» WORK TO BE COMPLETED
Starting at the line that has "Write a component" and stopping after the line that has "0.1, 0.1, 0.1];", reproduce the listing below exactly; omit everything else.

» MATERIAL FOR THIS TASK
---

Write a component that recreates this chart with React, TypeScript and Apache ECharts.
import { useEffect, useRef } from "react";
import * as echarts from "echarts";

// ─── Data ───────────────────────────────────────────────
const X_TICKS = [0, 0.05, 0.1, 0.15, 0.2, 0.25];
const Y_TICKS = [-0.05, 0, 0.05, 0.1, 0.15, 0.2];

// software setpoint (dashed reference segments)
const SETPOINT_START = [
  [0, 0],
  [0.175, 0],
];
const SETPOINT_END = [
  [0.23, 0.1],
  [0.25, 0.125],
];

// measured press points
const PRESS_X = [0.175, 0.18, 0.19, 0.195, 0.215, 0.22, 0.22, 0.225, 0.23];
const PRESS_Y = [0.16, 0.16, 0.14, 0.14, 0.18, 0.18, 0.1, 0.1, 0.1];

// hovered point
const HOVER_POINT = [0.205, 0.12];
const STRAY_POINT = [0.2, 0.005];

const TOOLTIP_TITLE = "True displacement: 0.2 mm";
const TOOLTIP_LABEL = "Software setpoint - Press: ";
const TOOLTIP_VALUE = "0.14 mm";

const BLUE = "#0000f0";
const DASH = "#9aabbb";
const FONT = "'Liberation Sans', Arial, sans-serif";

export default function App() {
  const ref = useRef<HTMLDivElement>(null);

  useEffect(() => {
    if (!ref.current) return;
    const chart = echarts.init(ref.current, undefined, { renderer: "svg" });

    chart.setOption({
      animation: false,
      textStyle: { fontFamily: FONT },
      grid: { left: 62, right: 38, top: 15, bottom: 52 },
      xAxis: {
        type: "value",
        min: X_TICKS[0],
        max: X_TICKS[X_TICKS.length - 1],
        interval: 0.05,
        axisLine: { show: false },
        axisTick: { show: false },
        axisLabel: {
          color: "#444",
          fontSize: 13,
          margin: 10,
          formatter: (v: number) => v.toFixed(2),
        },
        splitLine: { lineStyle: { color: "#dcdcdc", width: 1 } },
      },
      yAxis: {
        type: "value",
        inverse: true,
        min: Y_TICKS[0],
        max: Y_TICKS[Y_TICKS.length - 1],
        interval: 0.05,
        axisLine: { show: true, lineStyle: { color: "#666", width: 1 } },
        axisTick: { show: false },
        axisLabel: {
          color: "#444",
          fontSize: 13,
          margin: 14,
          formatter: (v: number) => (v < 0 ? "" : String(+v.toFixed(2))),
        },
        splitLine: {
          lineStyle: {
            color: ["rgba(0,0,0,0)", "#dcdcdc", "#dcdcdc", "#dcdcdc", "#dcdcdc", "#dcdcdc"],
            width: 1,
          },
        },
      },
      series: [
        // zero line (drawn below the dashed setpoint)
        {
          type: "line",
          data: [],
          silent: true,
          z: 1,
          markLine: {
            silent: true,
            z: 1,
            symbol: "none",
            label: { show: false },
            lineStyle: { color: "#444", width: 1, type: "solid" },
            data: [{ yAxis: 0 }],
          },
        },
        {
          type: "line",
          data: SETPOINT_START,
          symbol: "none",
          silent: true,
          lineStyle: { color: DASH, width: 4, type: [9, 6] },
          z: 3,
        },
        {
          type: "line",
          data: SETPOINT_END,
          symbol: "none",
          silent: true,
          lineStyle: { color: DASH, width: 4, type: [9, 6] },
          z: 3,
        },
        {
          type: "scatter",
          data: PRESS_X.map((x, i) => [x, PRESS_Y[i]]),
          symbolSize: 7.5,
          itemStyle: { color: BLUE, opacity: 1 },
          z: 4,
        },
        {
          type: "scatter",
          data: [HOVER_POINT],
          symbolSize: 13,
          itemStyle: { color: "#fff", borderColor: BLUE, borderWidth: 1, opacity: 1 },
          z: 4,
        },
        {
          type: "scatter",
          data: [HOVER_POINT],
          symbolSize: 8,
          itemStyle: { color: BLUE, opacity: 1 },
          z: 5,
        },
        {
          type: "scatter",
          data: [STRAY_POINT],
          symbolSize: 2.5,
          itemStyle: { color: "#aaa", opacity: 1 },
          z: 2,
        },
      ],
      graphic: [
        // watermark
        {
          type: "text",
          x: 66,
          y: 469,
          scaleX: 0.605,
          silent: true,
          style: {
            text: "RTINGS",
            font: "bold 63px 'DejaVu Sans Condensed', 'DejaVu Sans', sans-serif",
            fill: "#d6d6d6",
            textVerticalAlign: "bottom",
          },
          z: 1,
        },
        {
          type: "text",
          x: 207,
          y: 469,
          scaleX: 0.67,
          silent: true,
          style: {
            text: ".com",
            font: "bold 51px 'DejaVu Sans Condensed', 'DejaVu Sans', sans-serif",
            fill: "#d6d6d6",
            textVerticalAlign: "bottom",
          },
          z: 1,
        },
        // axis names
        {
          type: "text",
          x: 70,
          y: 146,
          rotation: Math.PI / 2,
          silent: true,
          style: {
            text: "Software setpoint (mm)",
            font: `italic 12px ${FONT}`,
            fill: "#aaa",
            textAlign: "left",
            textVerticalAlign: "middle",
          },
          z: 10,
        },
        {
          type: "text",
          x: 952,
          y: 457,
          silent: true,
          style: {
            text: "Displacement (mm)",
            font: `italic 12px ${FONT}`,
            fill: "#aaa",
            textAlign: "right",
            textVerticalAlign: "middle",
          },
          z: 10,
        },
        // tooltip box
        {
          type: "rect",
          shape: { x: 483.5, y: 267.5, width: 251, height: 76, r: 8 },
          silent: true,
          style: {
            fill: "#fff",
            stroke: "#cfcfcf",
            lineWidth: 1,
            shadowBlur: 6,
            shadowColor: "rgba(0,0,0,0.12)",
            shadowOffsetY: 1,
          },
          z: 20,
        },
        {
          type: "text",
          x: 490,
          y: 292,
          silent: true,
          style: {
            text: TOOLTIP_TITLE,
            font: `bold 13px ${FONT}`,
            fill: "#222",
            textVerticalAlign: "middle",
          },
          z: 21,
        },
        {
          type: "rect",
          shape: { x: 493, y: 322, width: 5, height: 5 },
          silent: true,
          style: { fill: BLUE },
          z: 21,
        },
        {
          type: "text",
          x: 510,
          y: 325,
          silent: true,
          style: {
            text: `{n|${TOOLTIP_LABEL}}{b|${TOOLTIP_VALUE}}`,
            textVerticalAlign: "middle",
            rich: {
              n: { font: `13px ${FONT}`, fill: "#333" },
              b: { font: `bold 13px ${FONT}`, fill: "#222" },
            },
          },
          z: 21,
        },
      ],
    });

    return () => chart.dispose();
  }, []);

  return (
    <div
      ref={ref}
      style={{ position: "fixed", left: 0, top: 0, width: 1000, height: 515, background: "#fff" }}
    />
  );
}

---

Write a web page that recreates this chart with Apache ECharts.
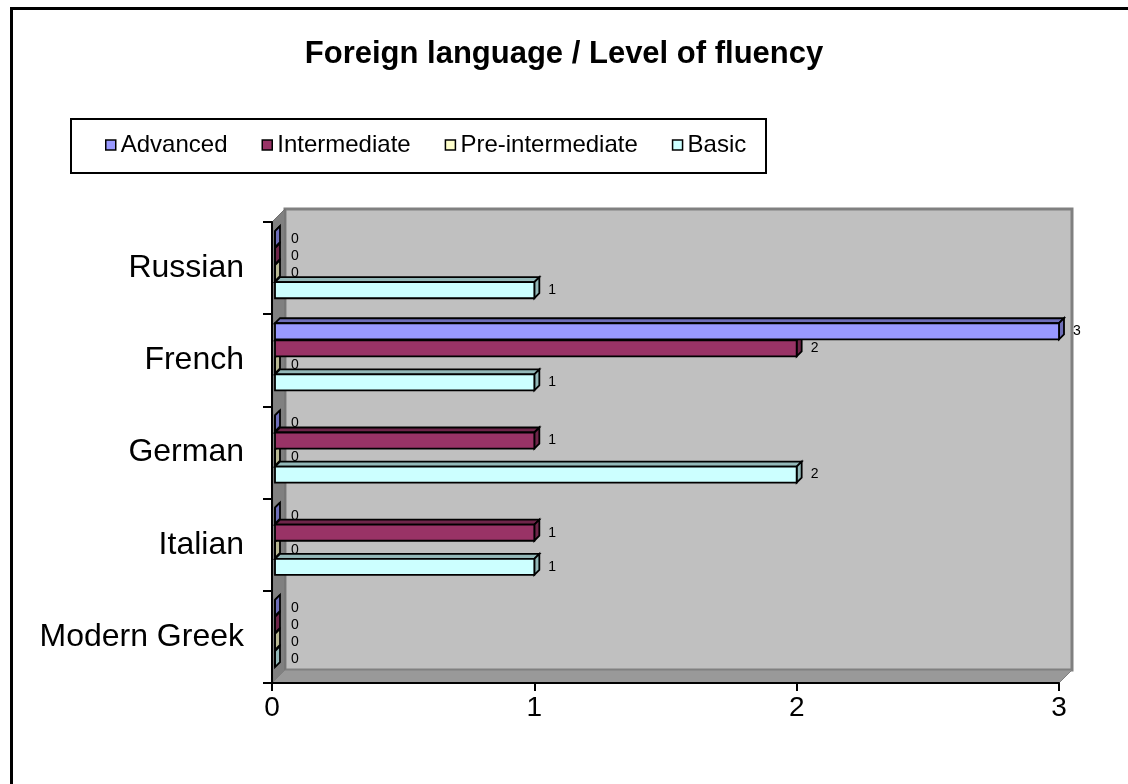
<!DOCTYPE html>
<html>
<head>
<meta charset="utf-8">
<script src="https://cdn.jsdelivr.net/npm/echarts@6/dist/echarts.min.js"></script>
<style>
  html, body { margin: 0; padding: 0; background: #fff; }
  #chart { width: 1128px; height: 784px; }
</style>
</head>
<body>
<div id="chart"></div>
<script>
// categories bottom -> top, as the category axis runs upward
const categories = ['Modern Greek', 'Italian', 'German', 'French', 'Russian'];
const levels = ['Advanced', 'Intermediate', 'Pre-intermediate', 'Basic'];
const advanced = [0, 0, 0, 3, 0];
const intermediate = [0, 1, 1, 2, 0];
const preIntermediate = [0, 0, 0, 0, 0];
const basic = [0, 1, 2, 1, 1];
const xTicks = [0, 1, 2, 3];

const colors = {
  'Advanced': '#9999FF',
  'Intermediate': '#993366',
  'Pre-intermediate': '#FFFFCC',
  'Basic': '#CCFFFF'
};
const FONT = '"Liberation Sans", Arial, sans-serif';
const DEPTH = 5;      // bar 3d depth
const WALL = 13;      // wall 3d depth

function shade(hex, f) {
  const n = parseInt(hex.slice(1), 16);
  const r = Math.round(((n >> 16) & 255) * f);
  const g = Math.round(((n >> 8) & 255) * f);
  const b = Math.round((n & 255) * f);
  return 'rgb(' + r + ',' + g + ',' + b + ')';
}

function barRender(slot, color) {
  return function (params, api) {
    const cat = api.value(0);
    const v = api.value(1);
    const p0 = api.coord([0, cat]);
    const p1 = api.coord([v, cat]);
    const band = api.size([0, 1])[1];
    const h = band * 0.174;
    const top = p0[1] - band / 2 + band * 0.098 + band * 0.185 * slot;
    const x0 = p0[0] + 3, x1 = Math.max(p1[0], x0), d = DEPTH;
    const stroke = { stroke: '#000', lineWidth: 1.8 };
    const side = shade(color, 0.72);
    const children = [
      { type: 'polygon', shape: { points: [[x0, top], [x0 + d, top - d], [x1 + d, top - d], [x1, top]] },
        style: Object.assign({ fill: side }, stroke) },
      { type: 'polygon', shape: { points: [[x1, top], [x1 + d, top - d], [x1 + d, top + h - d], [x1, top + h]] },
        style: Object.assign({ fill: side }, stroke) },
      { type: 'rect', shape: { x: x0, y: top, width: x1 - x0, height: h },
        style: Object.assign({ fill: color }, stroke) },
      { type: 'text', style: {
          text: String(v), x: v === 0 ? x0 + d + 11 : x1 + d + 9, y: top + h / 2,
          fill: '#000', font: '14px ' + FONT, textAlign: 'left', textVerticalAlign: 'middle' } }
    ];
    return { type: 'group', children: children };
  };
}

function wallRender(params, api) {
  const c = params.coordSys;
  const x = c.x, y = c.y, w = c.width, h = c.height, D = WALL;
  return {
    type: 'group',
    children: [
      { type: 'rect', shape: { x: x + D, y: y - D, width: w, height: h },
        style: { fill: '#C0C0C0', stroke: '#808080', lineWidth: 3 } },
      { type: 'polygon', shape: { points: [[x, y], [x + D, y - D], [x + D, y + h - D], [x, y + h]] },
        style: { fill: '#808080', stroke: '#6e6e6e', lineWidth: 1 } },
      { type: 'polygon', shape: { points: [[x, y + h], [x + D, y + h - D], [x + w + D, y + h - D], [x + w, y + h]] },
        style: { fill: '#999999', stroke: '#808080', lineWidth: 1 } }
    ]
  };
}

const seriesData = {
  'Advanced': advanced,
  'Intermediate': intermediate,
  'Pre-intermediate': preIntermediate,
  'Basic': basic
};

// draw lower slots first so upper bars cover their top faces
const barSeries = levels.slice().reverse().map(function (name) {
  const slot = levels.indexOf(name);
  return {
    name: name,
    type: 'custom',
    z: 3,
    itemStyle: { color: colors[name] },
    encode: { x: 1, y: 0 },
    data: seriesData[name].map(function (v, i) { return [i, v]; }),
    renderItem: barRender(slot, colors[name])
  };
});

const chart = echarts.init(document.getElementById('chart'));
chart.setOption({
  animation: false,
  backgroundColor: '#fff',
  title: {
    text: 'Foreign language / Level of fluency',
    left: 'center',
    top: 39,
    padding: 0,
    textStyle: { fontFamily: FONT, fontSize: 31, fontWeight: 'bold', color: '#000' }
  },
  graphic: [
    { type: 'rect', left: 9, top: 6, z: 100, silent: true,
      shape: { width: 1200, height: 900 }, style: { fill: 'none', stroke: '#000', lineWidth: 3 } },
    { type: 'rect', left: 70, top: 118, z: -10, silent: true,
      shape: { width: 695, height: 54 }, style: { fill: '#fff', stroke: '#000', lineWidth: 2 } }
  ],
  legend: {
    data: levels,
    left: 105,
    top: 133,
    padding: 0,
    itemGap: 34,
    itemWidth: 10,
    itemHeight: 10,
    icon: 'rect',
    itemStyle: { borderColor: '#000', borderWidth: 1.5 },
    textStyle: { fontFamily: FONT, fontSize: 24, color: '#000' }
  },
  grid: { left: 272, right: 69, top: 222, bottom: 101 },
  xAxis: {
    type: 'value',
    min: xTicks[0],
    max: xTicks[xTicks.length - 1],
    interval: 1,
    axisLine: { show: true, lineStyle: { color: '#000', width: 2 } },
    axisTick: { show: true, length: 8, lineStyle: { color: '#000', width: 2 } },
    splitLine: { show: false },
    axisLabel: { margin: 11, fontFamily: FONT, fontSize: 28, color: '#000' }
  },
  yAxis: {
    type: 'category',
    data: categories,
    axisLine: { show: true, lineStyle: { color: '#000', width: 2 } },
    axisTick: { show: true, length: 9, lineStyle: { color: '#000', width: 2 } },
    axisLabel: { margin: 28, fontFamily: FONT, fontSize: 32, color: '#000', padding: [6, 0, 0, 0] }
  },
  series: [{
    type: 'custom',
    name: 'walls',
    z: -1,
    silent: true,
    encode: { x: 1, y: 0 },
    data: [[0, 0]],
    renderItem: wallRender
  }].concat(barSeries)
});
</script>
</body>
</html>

---

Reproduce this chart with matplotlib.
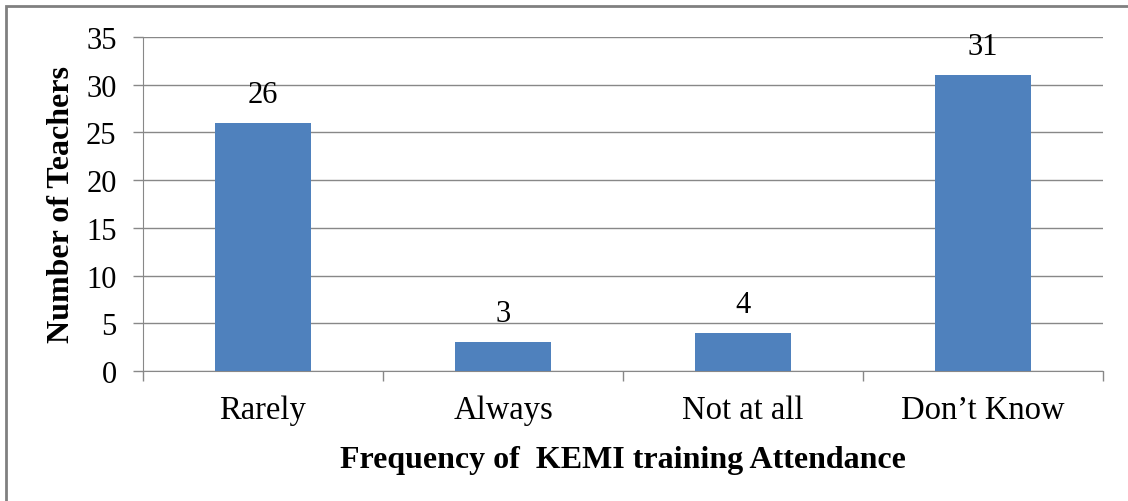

---

» ANSWER FOR THE TASK
Write a component that recreates this chart with React, TypeScript and Apache ECharts.
import { useEffect, useRef } from "react";
import * as echarts from "echarts";

// ─── Data ───────────────────────────────────────────────
const X_TICKS = [0, 0.05, 0.1, 0.15, 0.2, 0.25];
const Y_TICKS = [-0.05, 0, 0.05, 0.1, 0.15, 0.2];

// software setpoint (dashed reference segments)
const SETPOINT_START = [
  [0, 0],
  [0.175, 0],
];
const SETPOINT_END = [
  [0.23, 0.1],
  [0.25, 0.125],
];

// measured press points
const PRESS_X = [0.175, 0.18, 0.19, 0.195, 0.215, 0.22, 0.22, 0.225, 0.23];
const PRESS_Y = [0.16, 0.16, 0.14, 0.14, 0.18, 0.18, 0.1, 0.1, 0.1];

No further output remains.